Great North Rd – Devines Hill
Wisemans Ferry to Clares Bridge (Maps available at Wisemans Ferry Central 2775 Complex or visit the grocer/cafe)
This first part of this section of the Great North Road is called Devines Hill. It contains the most spectacular evidence of the road and in early 2008 was nominated for World Heritage Listing. Here the National Parks & Wildlife Service, which manages the road as far as Ten Mile Hollow, has installed many interpretative signs.
Park your car on the shoulder opposite the entrance way to The Great North Road.
You are now entering The Dharug National Park and you will now commence climbing the steep Devines Hill, where substantial work was involved in cutting away the hillside and building up retaining walls. Limited by the size of their hand tools, the convicts removed sandstone to achieve the required road level. In some parts they had to cut away five layers of stone from the rock-face while building massive retaining walls to support the outer edge of the road. Graffiti from 1830 can be seen high on one cut face.
Visit Hangmans Cave. It was so named in the late 1890s to impress and horrify tourists. (In fact, hanging could only be ordered by the Supreme Court and usually took place in the gaol yard.) The cave had a solid roof in the 1830s and was probably used as dry on-site storage.

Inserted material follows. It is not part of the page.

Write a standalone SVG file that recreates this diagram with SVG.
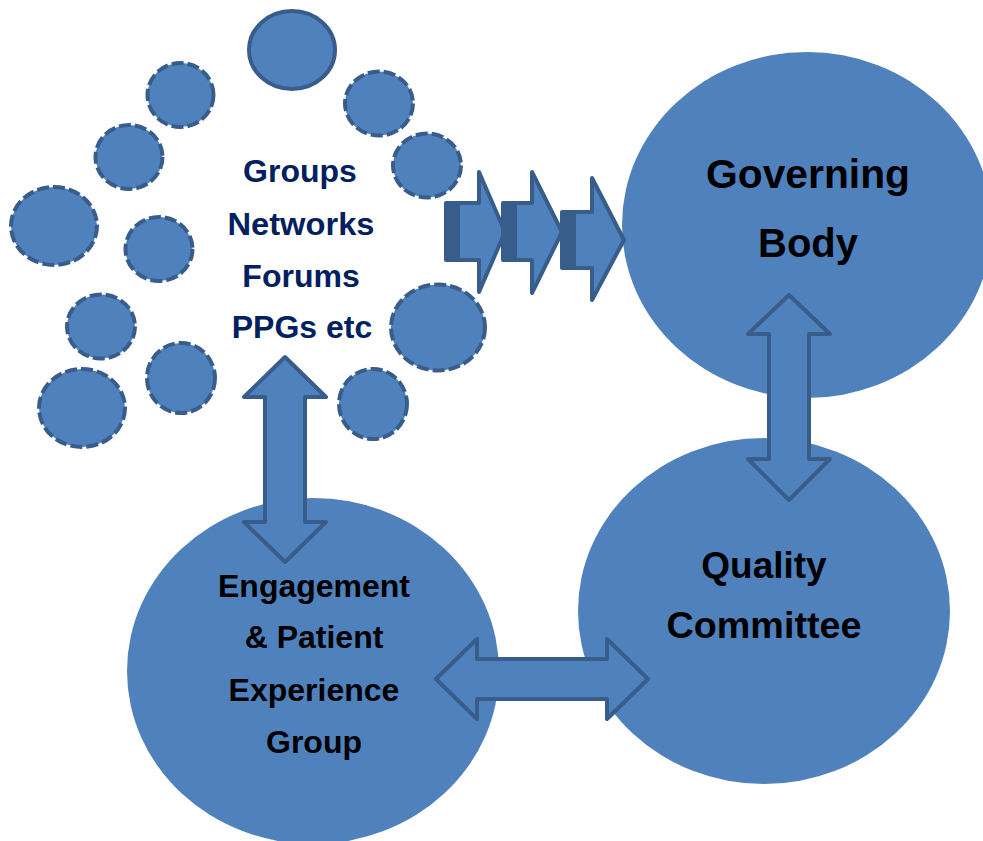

Round the corner and above the cave is the site of the stockade for Iron Gang No.3. It had a well which offered a dependable supply of water. From 1830 onwards, soldiers were camped outside the stockade in order to guard this Iron Gang twenty-four hours a day. Farther up the hill, the Shepherds Gully track joins the western side of the road. This track was possibly built at the same time as the road. Giving access to the Macdonald River valley, it allowed the collection of timber from Wrights Creek and the procuring of fresh water from the river during drought.
On the east is Finchs Line. This was the original ascent, abandoned in 1828 as too steep and too long. (The Devines Hill route cut off two miles – about three kilometres.) This is the end of the section nominated for World Heritage and is the farthest most day trippers will walk. From here the road lies along the ridge-line and is now mostly travelled only by intrepid bushwalkers, cyclists or work vehicles. It is then joined from the south by the Western Commission Track. This was built for the construction and service of the high-voltage electricity pylons and is now used for vehicular access to the Wat Buddha Dhamma retreat. From this junction to Ten Mile Hollow the Great North Road can at times be very busy. (Walkers should listen for motor vehicles.) Ten Mile Hollow, now a primitive camping area with a pit toilet but no water, was originally the site of a stockade, then of an inn. Here Simpsons Track heads east. One kilometre north of Ten Mile Hollow is Clares Bridge, built in 1830 at the head of a sweeping gully, where its design displayed the extensive skills of the road’s builders.
ALWAYS take a plentiful supply of water, food and sunscreen.